Today, Apex is nearly 20,000 acres of nothing, a blank slate northwest of Interstate 15 and southwest of U.S. Highway 93, the road that takes traffic to Alamo, Pioche and points north. About one-third of the land is developable, but there's no infrastructure in place to allow the immediate construction of manufacturing, warehousing or distribution centers, data processing and storage facilities or any other businesses that require a huge footprint. The 15 companies currently operating at Apex use groundwater and septic systems.
A report presented by Robert Lang, director of the UNLV Brookings Mountain West Institute, determined that if the Apex site were built out, the industrial park could support 57,960 direct jobs. Throw in supporting indirect job creation, and that's billions and billions of dollars in economic impact and an estimated $670 million boost in state and local tax collections, the report said. Apex could become an economy unto itself.
And there's no shortage of interest in Apex. The Las Vegas Global Economic Alliance, the local economic development authority, said that last year alone, more than 150 large industrial operations put out feelers for expansion into Southern Nevada. But the valley's lack of industrial buildings with at least 175,000 square feet sends most of those businesses searching for space elsewhere. A 2014 joint study by the LVGEA and RCG Economics determined that the valley lost out on about 18,000 jobs in a single year because of a lack of suitable industrial space.
Apex has the space for those kinds of buildings.
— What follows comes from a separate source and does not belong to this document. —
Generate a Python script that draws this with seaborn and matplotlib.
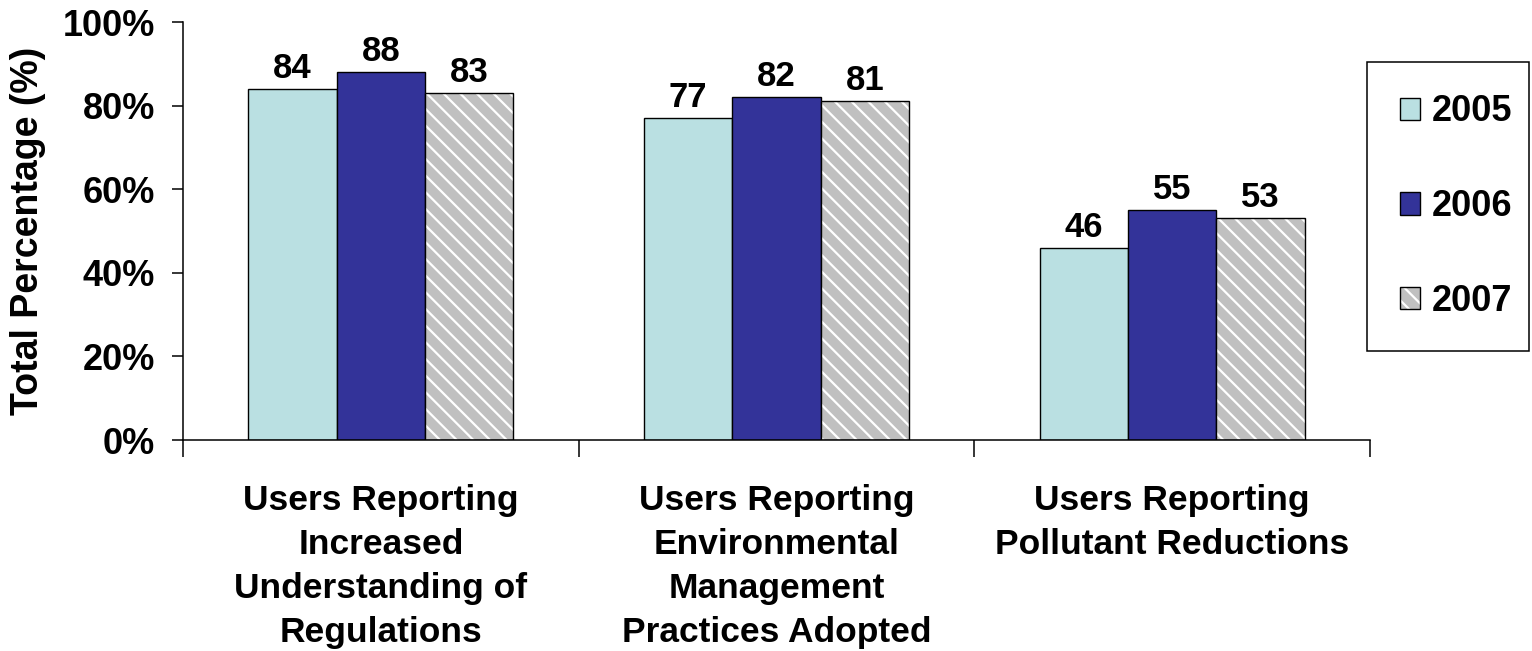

But the structures can't be built without suitable utility connections — especially a municipal water supply. And Apex is part of incorporated North Las Vegas, which was nearly wiped off the map by the Great Recession. The city narrowly avoided state receivership, has almost no reserves and has a Ba2 credit rating from Moody's, which is given to entities with "speculative elements and a significant credit risk." By comparison, the state of Nevada has an Aa2 rating from Moody's, which is given to entities with "high quality and very low credit risk." If the city of North Las Vegas attempted to finance the infrastructure that would allow Apex to boom, the interest on the debt would rival that of a credit card.
Which brings us back to the Faraday Future project, which is expected to employ 4,500 people at an average wage of more than $22 per hour and be operational within two years. The plant would require an estimated 640 acre-feet of groundwater per year, about as much as 1,280 average valley homes would consume. That's a sizable slice of the roughly 3,000 acre-feet of groundwater available for the entire park.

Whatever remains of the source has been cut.